The room at Tributo on Av. Isabel la Católica signals its priorities before the menu arrives. Earth-toned wood, soft golden light, and Andean-inflected details build an interior that reads less like a stage set and more like a considered argument: that cooking rooted in flame and local origin can occupy the same tier as any technically ambitious kitchen in the region. The atmosphere is warm but composed, calibrated to support a long meal rather than rush it.

In Quito's dining scene, that calibration matters. The city's serious restaurants have split between two modes in recent years: internationally inflected tasting menus with European technique at their core, and kitchens that treat Ecuadorian ingredients and traditions as the primary creative material. Tributo sits firmly in the second camp, alongside peers like URKO and Nuema, though its specific commitment to open-fire cooking and dry-aged beef gives it a different texture from both. Where Zazu operates in a more internationally framed contemporary register, and Casa Gangotena leans into the colonial architecture and grand-dining format, Tributo's identity is built on something more elemental: the relationship between fire, animal, and altitude.

The Logic of the Meal

Dining at Tributo follows a rhythm that the kitchen appears to have thought through carefully. The meal moves from lighter preparations toward the weight and depth of fire-cooked beef, with the in-house charcuterie programme framing the earlier stages. That programme is a credentialing exercise in its own right: the aging and curing techniques on display establish the kitchen's precision before the more dramatic cuts appear.

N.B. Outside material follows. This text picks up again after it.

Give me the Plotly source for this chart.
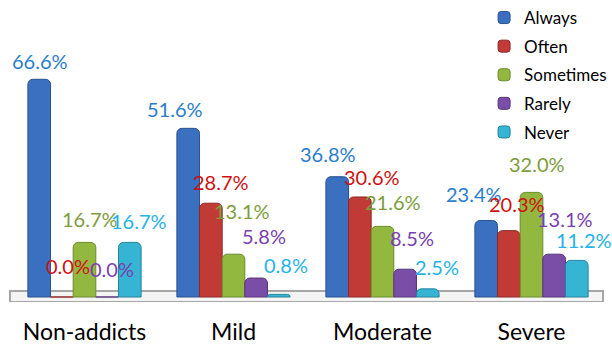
import plotly.graph_objects as go

categories = ["Non-addicts", "Mild", "Moderate", "Severe"]
series_names = ["Always", "Often", "Sometimes", "Rarely", "Never"]
always = [66.6, 51.6, 36.8, 23.4]
often = [0.0, 28.7, 30.6, 20.3]
sometimes = [16.7, 13.1, 21.6, 32.0]
rarely = [0.0, 5.8, 8.5, 13.1]
never = [16.7, 0.8, 2.5, 11.2]
values = [always, often, sometimes, rarely, never]

# styles
bar_colors = ["#3b6fc0", "#c13a36", "#93b840", "#7a4ea6", "#35b4d4"]
edge_colors = ["#2a528f", "#8f2825", "#6c8a2c", "#56357a", "#24849c"]
label_colors = ["#2a7dcc", "#d01010", "#7d9c3c", "#7a3fb0", "#25b2e8"]
# per-label pixel offsets (dx, dy) from the bar's top centre
label_offsets = [
    [(1, -18), (6, -31), (5, -23), (5, -28), (9, -21)],
    [(-13, -19), (10, -21), (8, -43), (8, -42), (7, -29)],
    [(-9, -23), (12, -20), (10, -24), (7, -31), (9, -22)],
    [(-12, -27), (8, -27), (5, -28), (11, -35), (7, -20)],
]

FONT = "Lato"
fig = go.Figure()
for i, name in enumerate(series_names):
    fig.add_trace(go.Bar(
        x=categories, y=values[i], name=name,
        marker=dict(color=bar_colors[i], line=dict(color=edge_colors[i], width=1),
                    cornerradius=5),
        legendgroup=name,
    ))

n = len(series_names)
bargap = 0.24
slot = (1 - bargap) / n
annotations = []
for ci, cat in enumerate(categories):
    for si in range(n):
        v = values[si][ci]
        dx, dy = label_offsets[ci][si]
        xpos = ci - (1 - bargap) / 2 + slot * (si + 0.5)
        annotations.append(dict(
            x=xpos, y=v, xref="x", yref="y", text=f"{v:.1f}%",
            showarrow=False, xshift=dx, yshift=-dy,
            font=dict(family=FONT, size=20, color=label_colors[si]),
        ))

shapes = [
    dict(type="rect", xref="paper", yref="y", x0=0.0, x1=0.995, y0=-1.53, y1=1.83,
         fillcolor="#f4f4f4", line=dict(color="#a6a6a6", width=2), layer="below"),
]

fig.update_layout(
    width=612, height=345,
    margin=dict(l=10, r=6, t=10, b=43, autoexpand=False),
    paper_bgcolor="white", plot_bgcolor="white",
    barmode="group", bargap=bargap, bargroupgap=0,
    font=dict(family=FONT, color="black"),
    xaxis=dict(range=[-0.5, 3.5], showgrid=False, zeroline=False, showline=False,
               ticks="outside", ticklen=9, tickcolor="rgba(0,0,0,0)",
               tickfont=dict(family=FONT, size=23, color="black")),
    yaxis=dict(range=[-1.53, 87.8], visible=False),
    legend=dict(x=0.791, y=1.0087, xref="container", yref="container",
                xanchor="left", yanchor="top",
                traceorder="grouped", tracegroupgap=3.5,
                font=dict(family=FONT, size=17, color="black"),
                bgcolor="rgba(0,0,0,0)"),
    annotations=annotations,
    shapes=shapes,
)

fig.write_html("out.html")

Midway through, dishes like the sancocho de la abuela Rosa, a 48-hour smoked rib broth, introduce a different register, one built on time and layered depth rather than immediate impact. The reference to grandmother Rosa's recipe is not nostalgic decoration; it signals that the kitchen is drawing on a domestic culinary lineage and treating it with the same seriousness as any classical European technique. At restaurants where fire is the organising principle, this kind of temporal cooking, long smoke, slow braise, extended aging, tends to produce the most coherent menus. Tributo's structure supports that.

The tostada de lengua ahumada, smoked beef tongue on toast, is a useful illustration of how the menu works. Tongue is a secondary cut that rewards patience and technique; smoking it adds another layer of process. The result sits at the intersection of nose-to-tail philosophy and fire craft. Kitchens working in this mode, from Lazy Bear in San Francisco to fire-focused rooms across South America, tend to treat secondary cuts as the true test of a kitchen's commitment, not the premium centre cuts.

The Txuletón and High-Altitude Terroir

The centrepiece of the menu is the Txuletón de Vaca: a 120-day dry-aged cut from an old cow raised at 4,000 metres in the Ecuadorian Andes. The Basque term for this style of bone-in rib cut, txuletón, has been adopted across serious beef-focused kitchens globally, but Tributo's version carries a specific provenance argument. High-altitude grazing produces leaner muscle with distinct mineral character; extended dry aging at that starting point concentrates flavour differently than low-altitude equivalents aged for the same period.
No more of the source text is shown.